The Auschwitz gas chambers and the Soviet Gulag Archipelago have irrevocably passed judgment on the two despots Hitler and Stalin. But Mao, who was worse, not only has not been put on trial, but appears to be enjoying a comeback. If Mao's dead spirit were resurrected, China would suffer a great calamity that could imperil the whole world.

What course to follow? Shall we allow Mao's ghost to ensnare us and wallow in the long night of Mao's era? Or shall we dismantle Mao's dark interiors, eliminate the putrid elements, and go toward a place where the sun shines brightly? History is waiting to see.

English translation by Human Rights in China except where otherwise noted.


Translator's notes

[1] Agnes Smedley was an American journalist and writer sympathetic to the Chinese communists. She was a correspondent in China from 1928 to 1941.

[2] A quasi-utopian community founded by the Japanese author, artist, and philosopher Saneatsu Mushanokōji (1885–1976).

[3] From Chapter 4 of the Manifesto of the Communist Party. Excerpted from the translation by Samuel Moore in cooperation with Frederick Engels,1888, http://www.marxists.org/archive/marx/works/1848/communist-manifesto/ch04.htm.

[4] By Karl Johann Kautsky (1854-1938), a Czech-German philosopher, journalist, and Social Democrat theoretician.

[5] By the British writer Thomas Kirkup (1844–1912), founder of the Fabian Society.

[6] From Mao’s poem “For Guo Lao: on Reading ‘Feudalism’” (读(封建论)·呈郭老), http://vip.book.sina.com.cn/chapter/5002422/10001505.html.

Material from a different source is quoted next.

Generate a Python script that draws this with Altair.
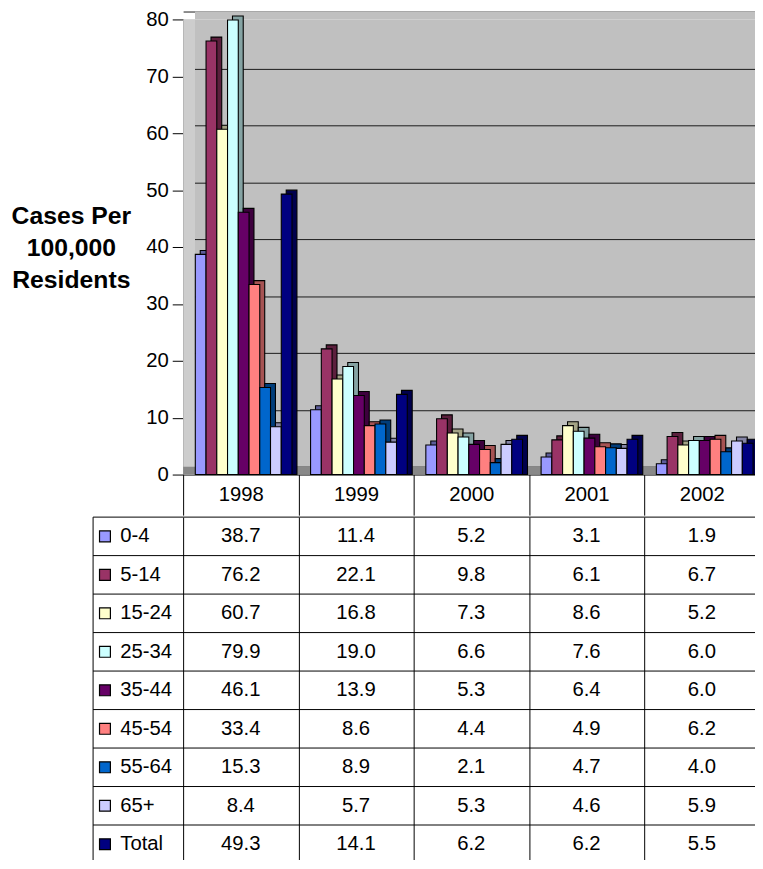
import altair as alt
import pandas as pd

# ---------------- data ----------------
years = ["1998", "1999", "2000", "2001", "2002"]
groups = ["0-4", "5-14", "15-24", "25-34", "35-44", "45-54", "55-64", "65+", "Total"]

v_0_4 = [38.7, 11.4, 5.2, 3.1, 1.9]
v_5_14 = [76.2, 22.1, 9.8, 6.1, 6.7]
v_15_24 = [60.7, 16.8, 7.3, 8.6, 5.2]
v_25_34 = [79.9, 19.0, 6.6, 7.6, 6.0]
v_35_44 = [46.1, 13.9, 5.3, 6.4, 6.0]
v_45_54 = [33.4, 8.6, 4.4, 4.9, 6.2]
v_55_64 = [15.3, 8.9, 2.1, 4.7, 4.0]
v_65 = [8.4, 5.7, 5.3, 4.6, 5.9]
v_total = [49.3, 14.1, 6.2, 6.2, 5.5]

y_ticks = [0, 10, 20, 30, 40, 50, 60, 70, 80]
y_title = ["Cases Per", "100,000", "Residents"]

# ---------------- styles ----------------
front_colors = ["#9999FF", "#993366", "#FFFFCC", "#CCFFFF", "#660066",
                "#FF8080", "#0066CC", "#CCCCFF", "#000080"]
side_colors = ["#5C5C99", "#5C1F3D", "#A3A385", "#85A3A3", "#3D003D",
               "#A65353", "#003D7A", "#8585A6", "#00004D"]

FONT = "Liberation Sans"
FS = 20.5
W = 582.5          # plot width (5 columns of 116.5)
H = 460            # plot height
STEP = W / 5
PO2 = 0.864        # outer padding of the bar group inside a column
A2 = 0.656         # alignment of the bar group inside a column
DX, DY = 5, 4      # bar depth
WX, WY = 12, 8     # wall depth
HEADER = 41
ROW = 38.9
HT = ROW * len(groups)
LABEL_COL = 91

all_values = [v_0_4, v_5_14, v_15_24, v_25_34, v_35_44, v_45_54, v_55_64, v_65, v_total]
rows = []
for g, vals in zip(groups, all_values):
    for yr, v in zip(years, vals):
        rows.append({"year": yr, "group": g, "value": v})
df = pd.DataFrame(rows)
df_groups = pd.DataFrame({"group": groups})
one = pd.DataFrame({"k": [0]})

color_scale = alt.Scale(domain=groups, range=front_colors)
x_bar_scale = alt.Scale(type="band", domain=years, paddingInner=0, paddingOuter=0)
y_scale = alt.Scale(domain=[0, 80], nice=False, zero=True)

x_axis = alt.Axis(orient="bottom", title=None, tickBand="extent", tickSize=HEADER,
                  tickColor="black", domainColor="black", labelAngle=0,
                  labelFont=FONT, labelFontSize=FS, labelColor="black",
                  labelPadding=-21, labelBaseline="middle", grid=False)

y_axis = alt.Axis(values=y_ticks, tickSize=11, tickColor="black", domainColor="black",
                  labelFont=FONT, labelFontSize=FS, labelColor="black", labelPadding=4,
                  grid=False, title=y_title, titleAngle=0, titleAlign="center",
                  titleBaseline="middle", titleX=-113.5, titleY=198,
                  titleFont=FONT, titleFontSize=25, titleFontWeight="bold",
                  titleLineHeight=32.5, titleColor="black")

# grid on the (shifted) back wall
grid_layer = alt.Chart(one).mark_rule(opacity=0).encode(
    y=alt.YDatum(0, type="quantitative",
                 scale=alt.Scale(domain=[0, 80], range=[H - WY, -WY], nice=False),
                 axis=alt.Axis(orient="right", values=y_ticks, labels=False, ticks=False,
                               domain=False, grid=True, gridColor="#1a1a1a",
                               gridWidth=1, title=None))
)

top_strip = alt.Chart(one).mark_rect(fill="#C0C0C0").encode(
    x=alt.value(WX), x2=alt.value(W), y=alt.value(-WY), y2=alt.value(0))
side_wall = alt.Chart(one).mark_rect(fill="#CDCDCD").encode(
    x=alt.value(0), x2=alt.value(WX), y=alt.value(0), y2=alt.value(H))
floor = alt.Chart(one).mark_rect(fill="#888888").encode(
    x=alt.value(0), x2=alt.value(W), y=alt.value(H - WY), y2=alt.value(H))

depth = alt.Chart(df).mark_bar(stroke="black", strokeWidth=1.1, yOffset=-DY,
                               y2Offset=-DY).encode(
    x=alt.X("year:N", scale=x_bar_scale, axis=x_axis),
    xOffset=alt.XOffset("group:N", sort=groups,
                        scale=alt.Scale(domain=groups, range=[DX, STEP + DX],
                                        paddingInner=0, paddingOuter=PO2, align=A2)),
    y=alt.Y("value:Q", scale=y_scale, stack=None, axis=None),
    fill=alt.Fill("group:N", scale=alt.Scale(domain=groups, range=side_colors),
                  legend=None),
)

front = alt.Chart(df).mark_bar(stroke="black", strokeWidth=1.1).encode(
    x=alt.X("year:N", scale=x_bar_scale, axis=x_axis),
    xOffset=alt.XOffset("group:N", sort=groups,
                        scale=alt.Scale(domain=groups, paddingInner=0,
                                        paddingOuter=PO2, align=A2)),
    y=alt.Y("value:Q", scale=y_scale, stack=None, axis=y_axis),
    color=alt.Color("group:N", scale=color_scale, legend=None),
)

bars = alt.layer(grid_layer, top_strip, side_wall, floor, depth, front).resolve_scale(
    y="independent", xOffset="independent"
).properties(width=W, height=H,
             view=alt.ViewBackground(fill="#C0C0C0", strokeWidth=0))

# ---------------- data table ----------------
x_tab = alt.Scale(type="band", domain=years, paddingInner=0, paddingOuter=0)
y_tab = alt.Scale(type="band", domain=groups, paddingInner=0, paddingOuter=0)
x_tab_axis = alt.Axis(orient="top", labels=False, ticks=False, domain=False,
                      grid=True, gridColor="black", gridOpacity=1,
                      tickBand="extent", title=None)
y_tab_axis = alt.Axis(labelAlign="left", labelPadding=64, ticks=False,
                      domain=False, grid=False, labelFont=FONT,
                      labelFontSize=FS, labelColor="black",
                      labelBaseline="middle", title=None)

cells = alt.Chart(df).mark_text(font=FONT, fontSize=FS, color="black",
                                align="center", baseline="middle").encode(
    x=alt.X("year:N", scale=x_tab, axis=x_tab_axis),
    y=alt.Y("group:N", scale=y_tab, sort=groups, axis=y_tab_axis),
    text=alt.Text("value:Q", format=".1f"),
)

row_lines = alt.Chart(df_groups).mark_rule(color="black", strokeWidth=1).encode(
    y=alt.Y("group:N", scale=y_tab, sort=groups, bandPosition=0, axis=y_tab_axis),
    x=alt.value(-LABEL_COL), x2=alt.value(W),
)

left_border = alt.Chart(one).mark_rule(color="black", strokeWidth=1).encode(
    x=alt.value(-LABEL_COL), y=alt.value(0), y2=alt.value(HT))

swatches = alt.Chart(df_groups).mark_square(size=121, stroke="black",
                                            strokeWidth=1.2, opacity=1).encode(
    x=alt.value(-79),
    y=alt.Y("group:N", scale=y_tab, sort=groups, axis=y_tab_axis),
    color=alt.Color("group:N", scale=color_scale, legend=None),
)

table = alt.layer(cells, row_lines, left_border, swatches).properties(
    width=W, height=HT, view=alt.ViewBackground(fill="white", strokeWidth=0))

chart = alt.vconcat(bars, table, spacing=0).properties(
    padding={"left": 3, "top": -3, "right": -5.5, "bottom": -9},
    background="white",
).configure(font=FONT)

chart.save("out.html", embed_options={"renderer": "svg", "actions": False})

[7] From Chapter 1 of The Eighteenth Brumaire of Louis Bonaparte by Karl Marx,translated by Saul K. Padover from the German edition of 1869, http://www.marxists.org/archive/marx/works/1852/18th-brumaire/ch01.htm

Wang Kang

Wang Kang (王康), born in Chongqing in 1949, is a cultural scholar. After graduating from Southwest Normal University, Wang was on the government’s “most wanted” list for ten years (1989 – 1999), for his participation in the 1989 Democracy Movement. He is the founder of a cultural center in Chongqing, and produced many noted feature films on intellectual history, including "Avenue" (大道), "War Capital" (抗战陪都), and "Bombing of Chongqing" (重庆大轰炸).